Opinion
March 16, 1987
Appeal from the Supreme Court, Westchester County (McMahon, J.).
Ordered that the judgment is affirmed.
The statements made by the defendant's accomplices while in police custody were properly admitted into evidence at the defendant's trial as declarations against penal interest (see, People v. Shortridge, 65 N.Y.2d 309). Further, the admission of the statements under an exception to the hearsay rule when the accomplices refused to testify did not violate the defendant's constitutional right to confrontation (see, People v. Thomas, 68 N.Y.2d 194). The facts adduced at the trial established that the statements were reliable and of probative value. The statements did not mention the defendant's name or refer to his actions but were admitted solely for the purpose of establishing that more than one person participated in the crime. The trial court gave proper limiting instructions to the jury during the testimony and in its charge to minimize any prejudice to the defendant.

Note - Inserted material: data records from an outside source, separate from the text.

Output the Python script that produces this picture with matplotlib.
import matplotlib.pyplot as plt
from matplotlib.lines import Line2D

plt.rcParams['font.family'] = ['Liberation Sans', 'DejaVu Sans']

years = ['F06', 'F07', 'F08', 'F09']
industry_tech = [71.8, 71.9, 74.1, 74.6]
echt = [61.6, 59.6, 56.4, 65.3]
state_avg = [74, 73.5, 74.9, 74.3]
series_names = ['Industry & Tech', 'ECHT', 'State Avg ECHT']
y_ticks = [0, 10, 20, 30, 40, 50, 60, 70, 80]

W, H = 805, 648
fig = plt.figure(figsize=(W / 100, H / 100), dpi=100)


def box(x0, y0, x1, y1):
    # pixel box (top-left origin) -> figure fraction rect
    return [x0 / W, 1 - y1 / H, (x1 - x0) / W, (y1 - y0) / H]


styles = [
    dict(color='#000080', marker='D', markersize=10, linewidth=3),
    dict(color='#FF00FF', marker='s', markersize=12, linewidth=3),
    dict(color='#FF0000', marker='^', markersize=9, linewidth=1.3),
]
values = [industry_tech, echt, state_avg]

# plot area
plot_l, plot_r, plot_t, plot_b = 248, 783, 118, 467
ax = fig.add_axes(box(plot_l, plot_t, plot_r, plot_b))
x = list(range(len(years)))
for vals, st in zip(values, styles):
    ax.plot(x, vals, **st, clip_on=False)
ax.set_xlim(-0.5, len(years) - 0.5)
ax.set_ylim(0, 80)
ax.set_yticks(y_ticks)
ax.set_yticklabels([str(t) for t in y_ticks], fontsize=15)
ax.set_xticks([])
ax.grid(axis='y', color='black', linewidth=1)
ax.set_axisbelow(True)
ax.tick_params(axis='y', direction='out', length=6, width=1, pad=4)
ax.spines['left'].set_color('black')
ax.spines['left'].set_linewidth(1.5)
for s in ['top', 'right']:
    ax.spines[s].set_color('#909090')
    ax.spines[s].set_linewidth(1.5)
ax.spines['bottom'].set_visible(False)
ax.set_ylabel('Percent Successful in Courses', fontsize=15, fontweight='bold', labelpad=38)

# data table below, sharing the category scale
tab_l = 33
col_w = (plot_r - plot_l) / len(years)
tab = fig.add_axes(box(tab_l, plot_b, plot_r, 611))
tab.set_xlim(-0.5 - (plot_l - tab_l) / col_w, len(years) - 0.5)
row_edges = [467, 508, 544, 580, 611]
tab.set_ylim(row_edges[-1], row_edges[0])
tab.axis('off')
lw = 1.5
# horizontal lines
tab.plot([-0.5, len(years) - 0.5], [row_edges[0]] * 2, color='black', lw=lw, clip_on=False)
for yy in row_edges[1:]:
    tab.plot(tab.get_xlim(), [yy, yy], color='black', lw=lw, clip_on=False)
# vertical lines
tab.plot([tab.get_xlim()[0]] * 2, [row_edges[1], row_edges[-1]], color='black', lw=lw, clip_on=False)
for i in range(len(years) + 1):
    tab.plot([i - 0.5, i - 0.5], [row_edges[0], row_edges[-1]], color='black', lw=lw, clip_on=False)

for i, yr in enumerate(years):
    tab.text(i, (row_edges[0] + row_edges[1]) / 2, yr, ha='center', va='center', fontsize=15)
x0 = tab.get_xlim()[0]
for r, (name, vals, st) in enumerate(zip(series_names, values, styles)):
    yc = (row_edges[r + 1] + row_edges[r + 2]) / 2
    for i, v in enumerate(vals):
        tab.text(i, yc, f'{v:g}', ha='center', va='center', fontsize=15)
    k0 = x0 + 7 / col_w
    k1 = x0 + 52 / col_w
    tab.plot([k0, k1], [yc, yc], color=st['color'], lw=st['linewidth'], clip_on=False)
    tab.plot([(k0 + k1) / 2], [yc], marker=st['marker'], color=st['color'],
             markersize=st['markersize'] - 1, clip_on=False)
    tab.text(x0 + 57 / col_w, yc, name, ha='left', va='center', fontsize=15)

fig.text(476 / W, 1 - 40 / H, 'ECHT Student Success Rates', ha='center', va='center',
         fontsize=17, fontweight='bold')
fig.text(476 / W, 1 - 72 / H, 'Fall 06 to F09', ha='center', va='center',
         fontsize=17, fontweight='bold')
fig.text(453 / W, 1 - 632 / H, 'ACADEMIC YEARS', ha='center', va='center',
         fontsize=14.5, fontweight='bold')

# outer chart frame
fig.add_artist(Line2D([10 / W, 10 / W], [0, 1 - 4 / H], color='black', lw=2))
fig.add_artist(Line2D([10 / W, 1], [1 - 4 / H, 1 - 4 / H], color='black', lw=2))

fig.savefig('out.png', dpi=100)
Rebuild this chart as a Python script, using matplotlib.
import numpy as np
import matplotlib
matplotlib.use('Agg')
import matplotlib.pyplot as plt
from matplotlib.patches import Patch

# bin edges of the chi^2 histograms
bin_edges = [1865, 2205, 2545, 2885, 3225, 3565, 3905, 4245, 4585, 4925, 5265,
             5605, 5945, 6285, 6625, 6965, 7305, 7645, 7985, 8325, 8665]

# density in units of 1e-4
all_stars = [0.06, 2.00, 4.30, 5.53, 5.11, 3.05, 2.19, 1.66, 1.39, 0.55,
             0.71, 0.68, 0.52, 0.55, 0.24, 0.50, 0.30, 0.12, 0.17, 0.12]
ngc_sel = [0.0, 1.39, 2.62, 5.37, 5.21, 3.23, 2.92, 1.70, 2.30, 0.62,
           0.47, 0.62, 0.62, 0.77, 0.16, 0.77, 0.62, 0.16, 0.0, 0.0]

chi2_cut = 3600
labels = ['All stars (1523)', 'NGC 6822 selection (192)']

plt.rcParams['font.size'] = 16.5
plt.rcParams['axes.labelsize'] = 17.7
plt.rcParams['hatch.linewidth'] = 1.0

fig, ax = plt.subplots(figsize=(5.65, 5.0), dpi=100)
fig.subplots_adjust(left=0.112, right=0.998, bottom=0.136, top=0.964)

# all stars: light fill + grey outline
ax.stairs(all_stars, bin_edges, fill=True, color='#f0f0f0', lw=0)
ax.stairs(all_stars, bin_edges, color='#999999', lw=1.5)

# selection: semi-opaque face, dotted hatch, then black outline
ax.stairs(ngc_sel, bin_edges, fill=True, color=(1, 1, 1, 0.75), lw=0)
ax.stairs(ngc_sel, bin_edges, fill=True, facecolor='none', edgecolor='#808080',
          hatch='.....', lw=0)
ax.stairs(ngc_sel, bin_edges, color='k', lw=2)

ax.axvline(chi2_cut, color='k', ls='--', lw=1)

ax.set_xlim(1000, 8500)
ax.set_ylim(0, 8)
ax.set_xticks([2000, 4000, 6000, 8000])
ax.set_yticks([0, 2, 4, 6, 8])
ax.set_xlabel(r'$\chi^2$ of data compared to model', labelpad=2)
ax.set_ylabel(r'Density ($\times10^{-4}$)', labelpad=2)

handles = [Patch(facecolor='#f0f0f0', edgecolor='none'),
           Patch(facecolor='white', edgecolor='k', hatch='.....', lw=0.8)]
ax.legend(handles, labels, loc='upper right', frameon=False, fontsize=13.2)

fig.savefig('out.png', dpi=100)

We do not agree with the defendant's contention that his retrial after he successfully moved for the declaration of a mistrial violated the prohibition against double jeopardy. Absent a showing that the prosecutor deliberately provoked the mistrial, a defendant's motion for a mistrial bars a double jeopardy claim (Oregon v. Kennedy, 456 U.S. 667; People v. Banks, 108 A.D.2d 1016). Here the trial court found that the error that had caused the mistrial, while attributable in part to the prosecutor, was inadvertent.
We find the defendant's remaining contentions to be without merit. Bracken, J.P., Weinstein, Spatt and Harwood, JJ., concur.